### Short exercise
Images are not part of the copy; transcribe all the data exactly.

▽

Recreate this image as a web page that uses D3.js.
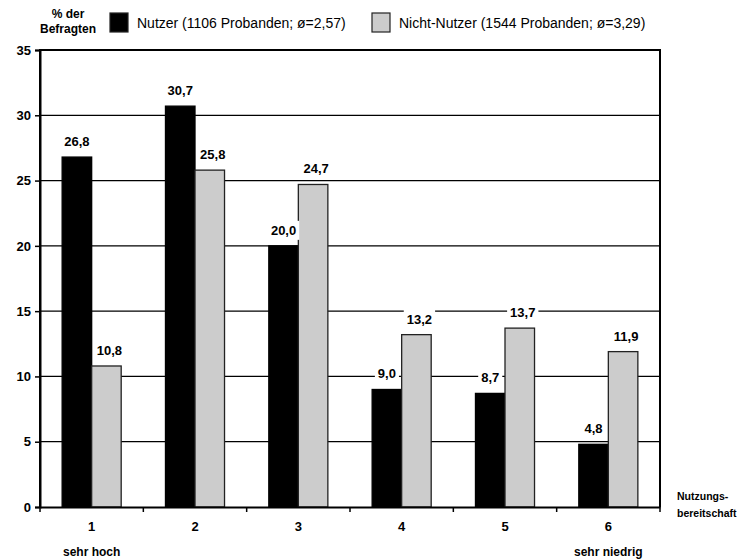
<!DOCTYPE html>
<html><head><meta charset="utf-8">
<script src="https://cdn.jsdelivr.net/npm/d3@7"></script>
<style>body{margin:0;background:#fff}svg{display:block;font-family:"Liberation Sans",Arial,sans-serif}</style>
</head><body><svg id="c" width="741" height="560"></svg>
<script>
const categories = ["1","2","3","4","5","6"];
const nutzer = [26.8, 30.7, 20.0, 9.0, 8.7, 4.8];
const nichtNutzer = [10.8, 25.8, 24.7, 13.2, 13.7, 11.9];
const nutzerLabels = ["26,8","30,7","20,0","9,0","8,7","4,8"];
const nichtNutzerLabels = ["10,8","25,8","24,7","13,2","13,7","11,9"];
const yTicks = [0,5,10,15,20,25,30,35];
const seriesNames = ["Nutzer (1106 Probanden; ø=2,57)", "Nicht-Nutzer (1544 Probanden; ø=3,29)"];
const subLabels = {"1":"sehr hoch","6":"sehr niedrig"};

const svg = d3.select("#c");
const L = 40, R = 660, T = 50, B = 507;
const x = d3.scaleBand().domain(categories).range([L, R]).paddingInner(0).paddingOuter(0);
const y = d3.scaleLinear().domain([0, 35]).range([B, T]);
const bw = x.bandwidth() * 2 / 7; // gap width 150%

// gridlines
svg.append("g").selectAll("line").data(yTicks.filter(t => t > 0 && t < 35)).join("line")
  .attr("x1", L).attr("x2", R).attr("y1", d => y(d)).attr("y2", d => y(d))
  .attr("stroke", "#000").attr("stroke-width", 1.2);

// bars
const series = [
  {vals: nutzer, labs: nutzerLabels, fill: "#000", stroke: "#000", off: -1, dx: 0},
  {vals: nichtNutzer, labs: nichtNutzerLabels, fill: "#cccccc", stroke: "#222", off: 0, dx: 3}
];
series.forEach(s => {
  svg.append("g").selectAll("rect").data(categories).join("rect")
    .attr("x", (c) => x(c) + x.bandwidth()/2 + s.off*bw)
    .attr("width", bw)
    .attr("y", (c,i) => y(s.vals[i]))
    .attr("height", (c,i) => B - y(s.vals[i]))
    .attr("fill", s.fill).attr("stroke", s.stroke).attr("stroke-width", 1.3);
});

// frame
svg.append("path").attr("d", `M${L},${B} L${L},${T} L${R},${T} L${R},${B}`)
  .attr("fill", "none").attr("stroke", "#000").attr("stroke-width", 2);

// y axis
const yAxis = svg.append("g").attr("transform", `translate(${L},0)`)
  .call(d3.axisLeft(y).tickValues(yTicks).tickSize(5).tickPadding(4).tickFormat(d3.format("d")));
yAxis.select(".domain").attr("stroke", "#000").attr("stroke-width", 2);
yAxis.selectAll(".tick line").attr("stroke-width", 1.5);
yAxis.selectAll("text").attr("font-size", 13).attr("font-weight", "bold").attr("font-family", "Liberation Sans, Arial, sans-serif").attr("fill", "#000");

// x axis
const xAxis = svg.append("g").attr("transform", `translate(0,${B})`)
  .call(d3.axisBottom(x).tickSize(0).tickPadding(15));
xAxis.select(".domain").attr("stroke", "#000").attr("stroke-width", 2);
xAxis.selectAll("text").attr("font-size", 13).attr("font-weight", "bold").attr("font-family", "Liberation Sans, Arial, sans-serif").attr("fill", "#000");
// category boundary ticks
const bounds = categories.map(c => x(c)).concat([R]);
svg.append("g").selectAll("line").data(bounds).join("line")
  .attr("x1", d => d).attr("x2", d => d).attr("y1", B).attr("y2", B + 5)
  .attr("stroke", "#000").attr("stroke-width", 1.5);

// value labels with white background
series.forEach(s => {
  const g = svg.append("g");
  categories.forEach((c, i) => {
    const cx = x(c) + x.bandwidth()/2 + s.off*bw + bw/2 + s.dx;
    const by = y(s.vals[i]) - 11;
    const t = g.append("text").attr("x", cx).attr("y", by).attr("text-anchor", "middle")
      .attr("font-size", 13).attr("font-weight", "bold").attr("fill", "#000").text(s.labs[i]);
    const bb = t.node().getBBox();
    g.insert("rect", "text").attr("x", bb.x - 3).attr("y", bb.y - 2).attr("width", bb.width + 6).attr("height", bb.height + 4).attr("fill", "#fff");
  });
});

// sub labels
svg.append("g").selectAll("text").data(Object.keys(subLabels)).join("text")
  .attr("x", d => x(d) + x.bandwidth()/2).attr("y", 556).attr("text-anchor", "middle")
  .attr("font-size", 12).attr("font-weight", "bold").text(d => subLabels[d]);

// axis titles
svg.append("text").attr("x", 677).attr("y", 500).attr("font-size", 10.5).attr("font-weight", "bold").text("Nutzungs-");
svg.append("text").attr("x", 677).attr("y", 517).attr("font-size", 10.5).attr("font-weight", "bold").text("bereitschaft");
svg.append("text").attr("x", 68).attr("y", 18).attr("text-anchor", "middle").attr("font-size", 12).attr("font-weight", "bold").text("% der");
svg.append("text").attr("x", 68).attr("y", 33).attr("text-anchor", "middle").attr("font-size", 12).attr("font-weight", "bold").text("Befragten");

// legend
const legX = [110, 372];
const legFill = ["#000", "#cccccc"];
seriesNames.forEach((n, i) => {
  svg.append("rect").attr("x", legX[i]).attr("y", 13).attr("width", 18).attr("height", 19)
    .attr("fill", legFill[i]).attr("stroke", "#222").attr("stroke-width", 1.2);
  svg.append("text").attr("x", legX[i] + 27).attr("y", 28).attr("font-size", 14).text(n);
});
</script></body></html>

△

### Finished task
Recreate this image as a web page that uses D3.js.
<!DOCTYPE html>
<html><head><meta charset="utf-8">
<script src="https://cdn.jsdelivr.net/npm/d3@7"></script>
<style>body{margin:0;background:#fff}svg{display:block;font-family:"Liberation Sans",Arial,sans-serif}</style>
</head><body><svg id="c" width="741" height="560"></svg>
<script>
const categories = ["1","2","3","4","5","6"];
const nutzer = [26.8, 30.7, 20.0, 9.0, 8.7, 4.8];
const nichtNutzer = [10.8, 25.8, 24.7, 13.2, 13.7, 11.9];
const nutzerLabels = ["26,8","30,7","20,0","9,0","8,7","4,8"];
const nichtNutzerLabels = ["10,8","25,8","24,7","13,2","13,7","11,9"];
const yTicks = [0,5,10,15,20,25,30,35];
const seriesNames = ["Nutzer (1106 Probanden; ø=2,57)", "Nicht-Nutzer (1544 Probanden; ø=3,29)"];
const subLabels = {"1":"sehr hoch","6":"sehr niedrig"};

const svg = d3.select("#c");
const L = 40, R = 660, T = 50, B = 507;
const x = d3.scaleBand().domain(categories).range([L, R]).paddingInner(0).paddingOuter(0);
const y = d3.scaleLinear().domain([0, 35]).range([B, T]);
const bw = x.bandwidth() * 2 / 7; // gap width 150%

// gridlines
svg.append("g").selectAll("line").data(yTicks.filter(t => t > 0 && t < 35)).join("line")
  .attr("x1", L).attr("x2", R).attr("y1", d => y(d)).attr("y2", d => y(d))
  .attr("stroke", "#000").attr("stroke-width", 1.2);

// bars
const series = [
  {vals: nutzer, labs: nutzerLabels, fill: "#000", stroke: "#000", off: -1, dx: 0},
  {vals: nichtNutzer, labs: nichtNutzerLabels, fill: "#cccccc", stroke: "#222", off: 0, dx: 3}
];
series.forEach(s => {
  svg.append("g").selectAll("rect").data(categories).join("rect")
    .attr("x", (c) => x(c) + x.bandwidth()/2 + s.off*bw)
    .attr("width", bw)
    .attr("y", (c,i) => y(s.vals[i]))
    .attr("height", (c,i) => B - y(s.vals[i]))
    .attr("fill", s.fill).attr("stroke", s.stroke).attr("stroke-width", 1.3);
});

// frame
svg.append("path").attr("d", `M${L},${B} L${L},${T} L${R},${T} L${R},${B}`)
  .attr("fill", "none").attr("stroke", "#000").attr("stroke-width", 2);

// y axis
const yAxis = svg.append("g").attr("transform", `translate(${L},0)`)
  .call(d3.axisLeft(y).tickValues(yTicks).tickSize(5).tickPadding(4).tickFormat(d3.format("d")));
yAxis.select(".domain").attr("stroke", "#000").attr("stroke-width", 2);
yAxis.selectAll(".tick line").attr("stroke-width", 1.5);
yAxis.selectAll("text").attr("font-size", 13).attr("font-weight", "bold").attr("font-family", "Liberation Sans, Arial, sans-serif").attr("fill", "#000");

// x axis
const xAxis = svg.append("g").attr("transform", `translate(0,${B})`)
  .call(d3.axisBottom(x).tickSize(0).tickPadding(15));
xAxis.select(".domain").attr("stroke", "#000").attr("stroke-width", 2);
xAxis.selectAll("text").attr("font-size", 13).attr("font-weight", "bold").attr("font-family", "Liberation Sans, Arial, sans-serif").attr("fill", "#000");
// category boundary ticks
const bounds = categories.map(c => x(c)).concat([R]);
svg.append("g").selectAll("line").data(bounds).join("line")
  .attr("x1", d => d).attr("x2", d => d).attr("y1", B).attr("y2", B + 5)
  .attr("stroke", "#000").attr("stroke-width", 1.5);

// value labels with white background
series.forEach(s => {
  const g = svg.append("g");
  categories.forEach((c, i) => {
    const cx = x(c) + x.bandwidth()/2 + s.off*bw + bw/2 + s.dx;
    const by = y(s.vals[i]) - 11;
    const t = g.append("text").attr("x", cx).attr("y", by).attr("text-anchor", "middle")
      .attr("font-size", 13).attr("font-weight", "bold").attr("fill", "#000").text(s.labs[i]);
    const bb = t.node().getBBox();
    g.insert("rect", "text").attr("x", bb.x - 3).attr("y", bb.y - 2).attr("width", bb.width + 6).attr("height", bb.height + 4).attr("fill", "#fff");
  });
});

// sub labels
svg.append("g").selectAll("text").data(Object.keys(subLabels)).join("text")
  .attr("x", d => x(d) + x.bandwidth()/2).attr("y", 556).attr("text-anchor", "middle")
  .attr("font-size", 12).attr("font-weight", "bold").text(d => subLabels[d]);

// axis titles
svg.append("text").attr("x", 677).attr("y", 500).attr("font-size", 10.5).attr("font-weight", "bold").text("Nutzungs-");
svg.append("text").attr("x", 677).attr("y", 517).attr("font-size", 10.5).attr("font-weight", "bold").text("bereitschaft");
svg.append("text").attr("x", 68).attr("y", 18).attr("text-anchor", "middle").attr("font-size", 12).attr("font-weight", "bold").text("% der");
svg.append("text").attr("x", 68).attr("y", 33).attr("text-anchor", "middle").attr("font-size", 12).attr("font-weight", "bold").text("Befragten");

// legend
const legX = [110, 372];
const legFill = ["#000", "#cccccc"];
seriesNames.forEach((n, i) => {
  svg.append("rect").attr("x", legX[i]).attr("y", 13).attr("width", 18).attr("height", 19)
    .attr("fill", legFill[i]).attr("stroke", "#222").attr("stroke-width", 1.2);
  svg.append("text").attr("x", legX[i] + 27).attr("y", 28).attr("font-size", 14).text(n);
});
</script></body></html>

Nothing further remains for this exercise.